ExampleUUID entity1 = new ExampleUUID(UUID.randomUUID(), "Entity1");
exampleUUIDRepository.save(entity1); //merge instead of persist

I believe it is pretty common to use keys generated on application side or even client side instead of relying on auto generated keys from data store (i.e. UUIDs in microservices and all "clean architectures" are common).

I assure you that simply picking "merge" each and every time isn't the solution to working with JPA.

In all cases where keys are not auto generated, spring data repositories currently behaves like this, so actually it is hard to understand why. I understand that there is overhead of additional select to the database, but at least it would be consistent for all scenarios, and it gives real information about entity state. Current solution is based on assumption that applications should use auto generated keys and for all other cases this.entityInformation.isNew(entity) is just overhead.

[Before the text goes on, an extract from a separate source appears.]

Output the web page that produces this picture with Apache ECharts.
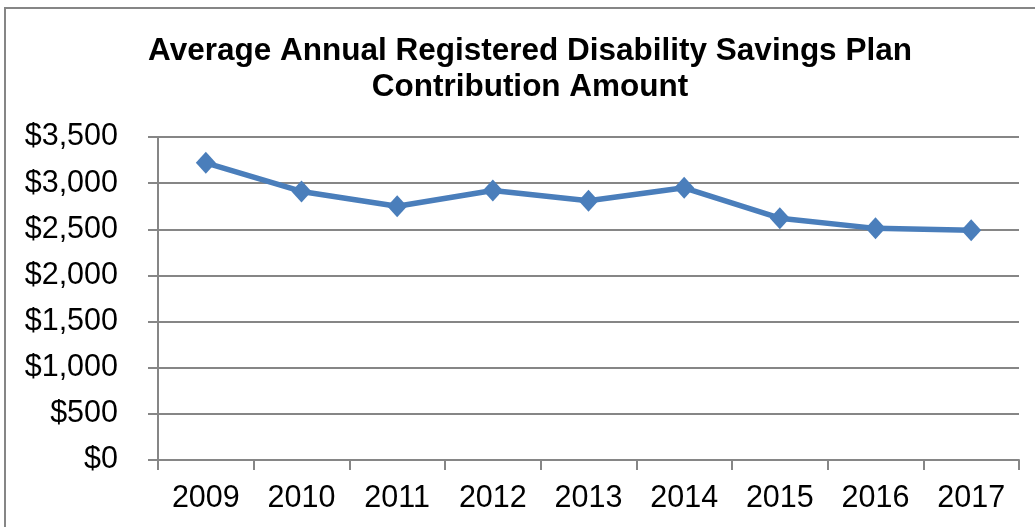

quaff commented 1 year ago

Merge entity with assigned id generator (which id not auto generated) will trigger extra select query, it harms performance.

gregturn commented 1 year ago

I understand that there is overhead of additional select to the database, but at least it would be consistent for all scenarios, and it gives real information about entity state.

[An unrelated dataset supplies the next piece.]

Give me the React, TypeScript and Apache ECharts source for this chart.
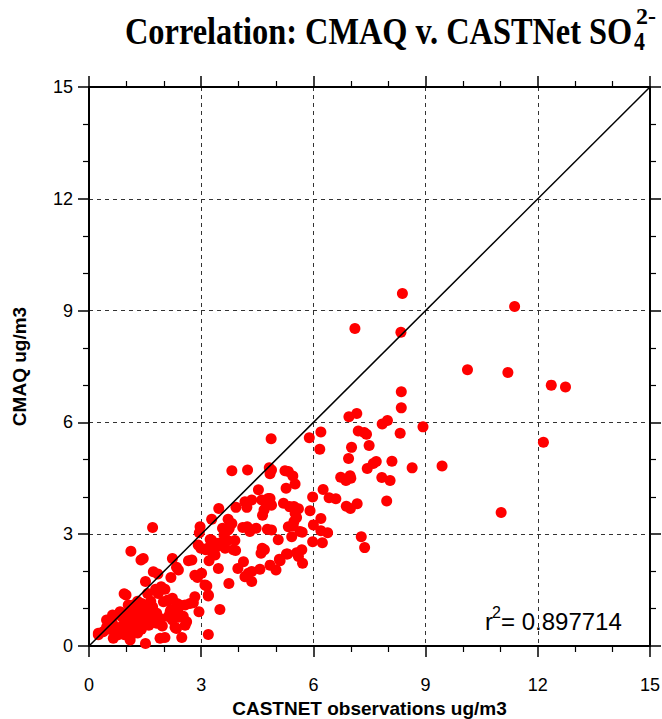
import React, { useEffect, useRef } from "react";
import * as echarts from "echarts";

// [CASTNET observation, CMAQ] pairs, ug/m3
const highPoints: [number, number][] = [
  [8.38, 9.46], [11.38, 9.11], [7.11, 8.52], [8.34, 8.42], [10.12, 7.41], [11.2, 7.34],
  [12.36, 7.0], [12.74, 6.95], [8.35, 6.82], [8.35, 6.39], [12.15, 5.47], [8.93, 5.88],
  [6.95, 6.15], [7.16, 6.24], [7.84, 5.96], [7.98, 6.05], [8.32, 5.71], [6.2, 5.74],
  [5.89, 5.59], [6.17, 5.28], [7.2, 5.77], [7.36, 5.73], [7.42, 5.68], [7.49, 5.38],
  [7.02, 5.33], [6.94, 5.03], [7.6, 4.9], [7.68, 4.95], [8.1, 4.96], [7.44, 4.76],
  [8.64, 4.78], [9.44, 4.83], [6.73, 4.53], [6.87, 4.44], [7.0, 4.5], [6.98, 4.57],
  [7.83, 4.52], [8.05, 4.44], [5.98, 4.0], [6.26, 4.2], [6.42, 3.98], [6.6, 3.95],
  [6.88, 3.75], [6.99, 3.69], [7.17, 3.82], [7.96, 3.89], [11.02, 3.58], [5.91, 3.63],
  [6.2, 3.42], [6.0, 3.25], [6.2, 3.09], [6.38, 3.04], [5.7, 3.05], [5.98, 2.8],
  [6.24, 2.77], [7.28, 2.93], [7.37, 2.64], [5.69, 2.58],
];

const midPoints: [number, number][] = [
  [4.87, 5.56], [4.88, 4.72], [5.24, 4.7], [5.33, 4.68], [5.45, 4.56], [5.51, 4.35],
  [5.27, 4.23], [4.84, 3.96], [4.88, 3.78], [5.2, 3.83], [5.36, 3.74], [5.48, 3.74],
  [5.6, 3.68], [5.51, 3.56], [5.55, 3.45], [5.48, 3.34], [5.33, 3.2], [5.46, 3.22],
  [4.88, 3.11], [5.06, 2.85], [5.42, 2.93], [5.64, 3.07], [5.28, 2.47], [5.55, 2.5],
  [5.09, 2.33], [5.6, 2.4], [3.82, 4.7], [4.24, 4.72], [4.82, 4.78], [4.84, 4.62],
  [4.53, 4.19], [4.17, 3.87], [4.35, 3.92], [4.62, 3.92], [4.79, 3.96], [4.75, 3.78],
  [4.68, 3.65], [4.64, 3.51], [4.22, 3.72], [3.93, 3.72], [3.47, 3.69], [3.28, 3.4],
  [3.72, 3.4], [3.82, 3.29], [3.75, 3.16], [3.57, 3.16], [3.61, 2.98], [4.11, 3.18],
  [4.23, 3.2], [4.3, 3.07], [4.47, 3.16], [4.77, 3.13], [2.97, 3.2], [2.95, 3.04],
  [1.7, 3.18], [3.24, 2.86], [3.46, 2.76], [3.7, 2.83], [3.9, 2.83],
  [3.19, 0.31], [3.5, 0.98], [3.74, 1.68], [3.15, 1.61], [3.19, 1.34], [3.98, 2.08],
  [4.13, 2.26], [4.17, 1.86], [4.26, 1.95], [4.35, 1.73], [4.35, 2.0], [4.57, 2.06],
  [4.6, 2.49], [4.69, 2.58], [4.63, 2.62], [4.84, 2.17], [5.0, 2.04], [5.11, 2.29],
  [5.31, 2.47], [5.71, 2.22], [3.21, 2.29], [3.46, 2.08], [3.37, 2.44], [3.41, 2.66],
  [3.5, 2.71], [3.17, 2.62], [3.28, 2.84], [3.92, 2.56], [3.68, 2.84], [3.64, 2.62],
  [3.86, 2.58], [3.72, 3.11], [3.01, 1.95], [3.24, 2.58],
];

const lowPoints: [number, number][] = [
  [1.12, 2.54], [1.39, 2.31], [1.45, 2.35], [1.72, 1.99], [1.84, 1.93], [2.23, 2.35],
  [2.34, 2.11], [2.39, 2.04], [2.66, 2.29], [2.75, 2.31], [2.19, 1.84], [2.83, 1.9],
  [2.9, 1.84], [1.51, 1.73], [1.78, 1.52], [1.9, 1.5], [1.85, 1.41], [1.57, 1.41],
  [0.94, 1.4], [2.1, 1.23], [2.23, 1.28], [1.18, 1.1], [1.41, 1.14], [1.45, 0.98],
  [1.72, 0.95], [1.81, 0.88], [2.19, 0.97], [2.37, 0.98], [2.57, 1.1], [2.79, 1.16],
  [2.94, 0.92], [0.83, 0.92], [0.87, 0.79], [1.01, 0.86], [1.1, 0.77], [1.21, 0.7],
  [1.32, 0.89], [0.61, 0.65], [0.65, 0.56], [0.47, 0.5], [0.38, 0.38], [0.25, 0.3],
  [0.74, 0.41], [0.78, 0.3], [1.05, 0.5], [1.18, 0.43], [1.1, 0.25], [1.45, 0.63],
  [1.6, 0.56], [1.68, 0.7], [1.81, 0.61], [1.9, 0.74], [1.96, 0.54], [2.12, 0.79],
  [2.23, 0.7], [2.39, 0.77], [2.52, 0.8], [2.61, 0.65], [2.3, 0.5], [1.51, 0.07],
  [1.9, 0.21], [2.03, 0.23], [2.48, 0.23], [3.1, 1.64], [3.19, 1.37], [2.99, 2.62],
  [3.32, 2.44], [2.03, 1.52], [1.93, 1.59], [2.92, 2.71], [3.12, 2.58], [2.83, 1.32],
  [2.7, 1.14], [2.43, 1.1], [2.35, 1.14], [2.12, 1.23], [1.99, 1.19], [2.17, 0.92],
  [2.43, 0.83], [2.57, 0.56], [2.34, 0.47], [0.99, 1.37], [0.63, 0.83], [0.47, 0.7],
  [0.25, 0.34], [1.05, 1.1], [0.65, 0.21], [1.1, 0.16], [1.2, 1.0], [1.3, 1.2],
  [1.35, 0.75], [1.5, 0.9], [1.55, 1.05], [1.65, 1.2], [1.6, 0.8], [1.0, 0.6],
  [1.25, 0.55], [1.4, 0.45], [0.9, 0.55], [0.55, 0.45], [1.7, 1.05], [1.3, 0.35],
  [0.95, 0.3],
];

const oneToOne: [number, number][] = [[0, 0], [15, 15]];
const axisMin = 0;
const axisMax = 15;
const axisStep = 3;
const r2Value = "0.897714";

const SANS = "'Liberation Sans', Arial, Helvetica, sans-serif";
const SERIF = "'Liberation Serif', 'Times New Roman', serif";

function axisCommon(show: boolean) {
  return {
    type: "value" as const,
    min: axisMin,
    max: axisMax,
    interval: axisStep,
    axisLine: { show: true, onZero: false, lineStyle: { color: "#000", width: 2 } },
    axisTick: { show: true, length: 11, lineStyle: { color: "#000", width: 1.5 } },
    minorTick: { show: true, splitNumber: 3, length: 6, lineStyle: { color: "#000", width: 1.2 } },
    axisLabel: {
      show,
      color: "#000",
      fontSize: 18,
      fontFamily: SANS,
    },
    splitLine: {
      show,
      lineStyle: { color: "#333", width: 1, type: [4, 4] as any },
    },
  };
}

export default function App() {
  const ref = useRef<HTMLDivElement>(null);
  useEffect(() => {
    if (!ref.current) return;
    const chart = echarts.init(ref.current, undefined, { renderer: "svg" });
    const titleScale = 0.875;
    chart.setOption({
      animation: false,
      backgroundColor: "#fff",
      grid: { left: 89, right: 12, top: 87, bottom: 73, outerBoundsMode: "none", containLabel: false },
      xAxis: [
        {
          ...axisCommon(true),
          position: "bottom",
          axisLabel: { ...axisCommon(true).axisLabel, margin: 30 },
          name: "CASTNET observations ug/m3",
          nameLocation: "middle",
          nameGap: 52,
          nameTextStyle: { color: "#000", fontSize: 19, fontWeight: "bold", fontFamily: SANS },
        },
        { ...axisCommon(false), position: "top" },
      ],
      yAxis: [
        {
          ...axisCommon(true),
          position: "left",
          axisLabel: { ...axisCommon(true).axisLabel, margin: 16 },
          name: "CMAQ ug/m3",
          nameLocation: "middle",
          nameGap: 60,
          nameTextStyle: { color: "#000", fontSize: 19, fontWeight: "bold", fontFamily: SANS },
        },
        { ...axisCommon(false), position: "right" },
      ],
      series: [
        {
          type: "scatter",
          xAxisIndex: 0,
          yAxisIndex: 0,
          data: [...lowPoints, ...midPoints, ...highPoints],
          symbol: "circle",
          symbolSize: 11,
          itemStyle: { color: "#ff0000", opacity: 1 },
          z: 2,
        },
        {
          type: "line",
          xAxisIndex: 0,
          yAxisIndex: 0,
          data: oneToOne,
          symbol: "none",
          lineStyle: { color: "#000", width: 1.5 },
          z: 3,
        },
      ],
      graphic: [
        {
          type: "text",
          x: 125,
          y: 32,
          scaleX: titleScale,
          style: {
            text: "Correlation: CMAQ v. CASTNet SO",
            font: `bold 37px ${SERIF}`,
            fill: "#000",
            textAlign: "left",
            textVerticalAlign: "middle",
          },
        },
        {
          type: "text",
          x: 634,
          y: 41,
          scaleX: titleScale,
          style: {
            text: "4",
            font: `bold 25px ${SERIF}`,
            fill: "#000",
            textAlign: "left",
            textVerticalAlign: "middle",
          },
        },
        {
          type: "text",
          x: 636,
          y: 16,
          style: {
            text: "2-",
            font: `bold 24px ${SERIF}`,
            fill: "#000",
            textAlign: "left",
            textVerticalAlign: "middle",
          },
        },
        {
          type: "text",
          x: 485,
          y: 621,
          style: {
            text: "r",
            font: `24px ${SANS}`,
            fill: "#000",
            textAlign: "left",
            textVerticalAlign: "middle",
          },
        },
        {
          type: "text",
          x: 492,
          y: 612,
          style: {
            text: "2",
            font: `16px ${SANS}`,
            fill: "#000",
            textAlign: "left",
            textVerticalAlign: "middle",
          },
        },
        {
          type: "text",
          x: 501,
          y: 621,
          style: {
            text: "= " + r2Value,
            font: `24px ${SANS}`,
            fill: "#000",
            textAlign: "left",
            textVerticalAlign: "middle",
          },
        },
      ],
    });
    return () => chart.dispose();
  }, []);
  return (
    <div
      ref={ref}
      style={{ position: "fixed", left: 0, top: 0, width: 662, height: 719, background: "#fff" }}
    />
  );
}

We can't switch to a paradigm of forcing through all changes using merge because as @quaff mentioned, this will degrade performance significantly for a large number of users.

This is the reason you can leverage AbstractPersistable for entity types that need a different definition of isNew(). In your example,

ExampleUUID entity1 = new ExampleUUID(UUID.randomUUID(), "Entity1");
exampleUUIDRepository.save(entity1); //merge instead of persist

...where you are supplying a brand new, never-before-seen value of UUID, then yes, we can't see the context of when that is new vs. already existing, and based on checking for null, it looks like an already existing id and hence the usage of JPA's merge operation. That approach implies that if you're going to take back responsibility from the JPA provider for handling key generation, you need to also take back responsibility for deciding when an id is new. I mean your solution can be as easy as:

public interface AlwaysMergePersistable extends Persistable {

    default boolean isNew() {
        return false;
    }
}

Apply this to every entity type, and you'll ensure that everything goes through a merge. I don't think the overhead to invoke this hard-coded method will be much of anything, at least not when compared to the cost of Hibernate itself.

However, if you feel there is a bigger design here than your current application, one in which an alternative strategy should be designed where the framework switches to an alternative strategy, then please elaborate on how we could do this?

Additionally, and I don't know how vital this is to your situation or if you were simply tapping into UUID to make your point, but Hibernate does support UUID for id values. In fact Thorben Janssen has a detailed article about doing JPA auto-generation with UUID values => https://thorben-janssen.com/generate-uuids-primary-keys-hibernate/

slawekludwiczak commented 1 year ago

However, if you feel there is a bigger design here than your current application, one in which an alternative strategy should be designed where the framework switches to an alternative strategy, then please elaborate on how we could do this?

I've raised this issue not because this is a bug, but it is surprising / inconsistent that new entity for spring and for jpa are not the same. In all so-called clean/onion/hexagonal architectures where framework is treated as a detail and should be replaceable, the id is often generated in application layer and even if there is the database involved it looks more like this:

Long createNewExample(CreateExampleCommand cmd) {
    Long nextId = exampleRepository.nextId();
    Example newExample = Example.withId(nextId).settingOtherFields...
    //...
    exampleRepository.save(newExample);
    return nextId;

Since this is not a bug and is established over the years, I think the issue can be closed.